Having the asset cap lifted is a significant accomplishment for the entire organization. Thousands and thousands of people have put years of work and effort into it. It’s important that we build into the culture the importance of continuing to put risk management at the forefront of everything that we do.
We’ve got the opportunity across all of our businesses to grow loans, grow deposits, grow our corporate custom bank in ways that we were constrained. We can be more aggressive in how we market and how we ask customers for more of their business. That’s something that grows over a period of time, it’s very much relationship driven.
It won’t be a light switch going off where we automatically increase the size, or the balance sheet, dramatically.
Wall Street has earned a notorious reputation of junior bankers facing grueling hours and stress, leading to burnout and health problems, even death. How does Wells Fargo address that? Is there an hours cap?
We start with making sure that we’ve got the right amount of people across all the jobs that we have.
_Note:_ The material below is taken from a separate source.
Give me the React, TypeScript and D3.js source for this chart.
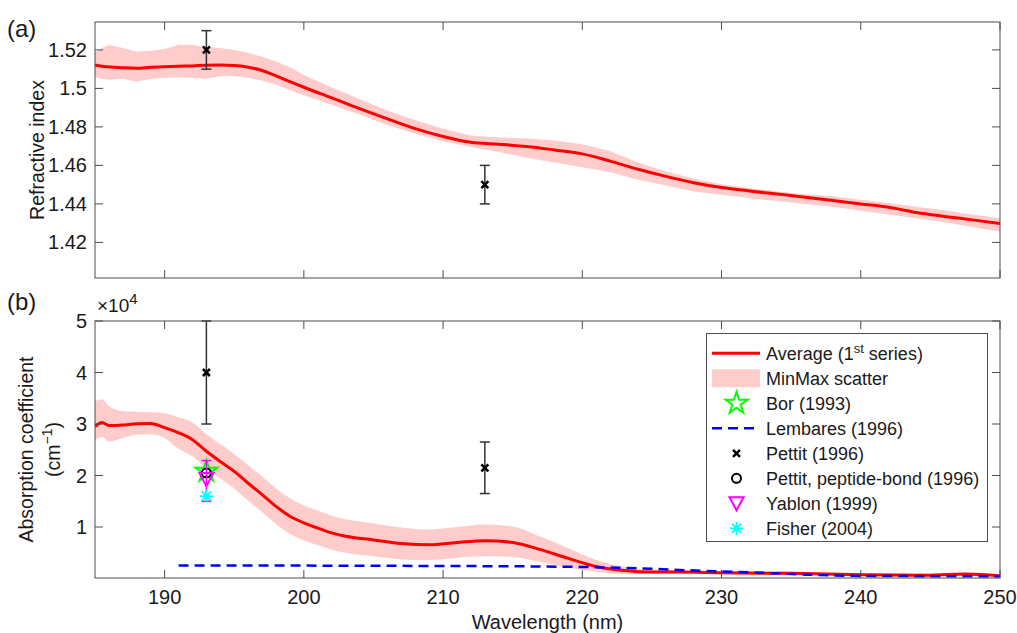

If we see people putting in longer hours than is appropriate for their job, we ask, do we have the right number of people for the amount of work that we have?
I think we do a pretty good job of finding the right level of balance and so if you have that, you don’t have to put very specific policies in place.
As it happens, the same month the asset cap was lifted, Wells Fargo topped the second-largest building in uptown Charlotte with its name. How is Wells Fargo using its resources and influence through philanthropy in Charlotte?
Being close to and supporting communities is something that is our core value for a long period of time and something that I’ve just worked hard to reinforce.
We’ve given away $17 million in the last three years here, and $20 million to support small businesses coming out of COVID. (He explained that as part of the federal Paycheck Protection Program loan program during the pandemic, banks collected processing fees for the transactions. Wells Fargo’s added up to $420 million.) We said we don’t need to get paid a fee. It was not meant to go into the bank’s pocket. So we partnered locally to give that money to small businesses most in need.
One last, quick question. What do you think of President Trump’s proposed 50-year mortgage plan?
I think our mortgage market works really well.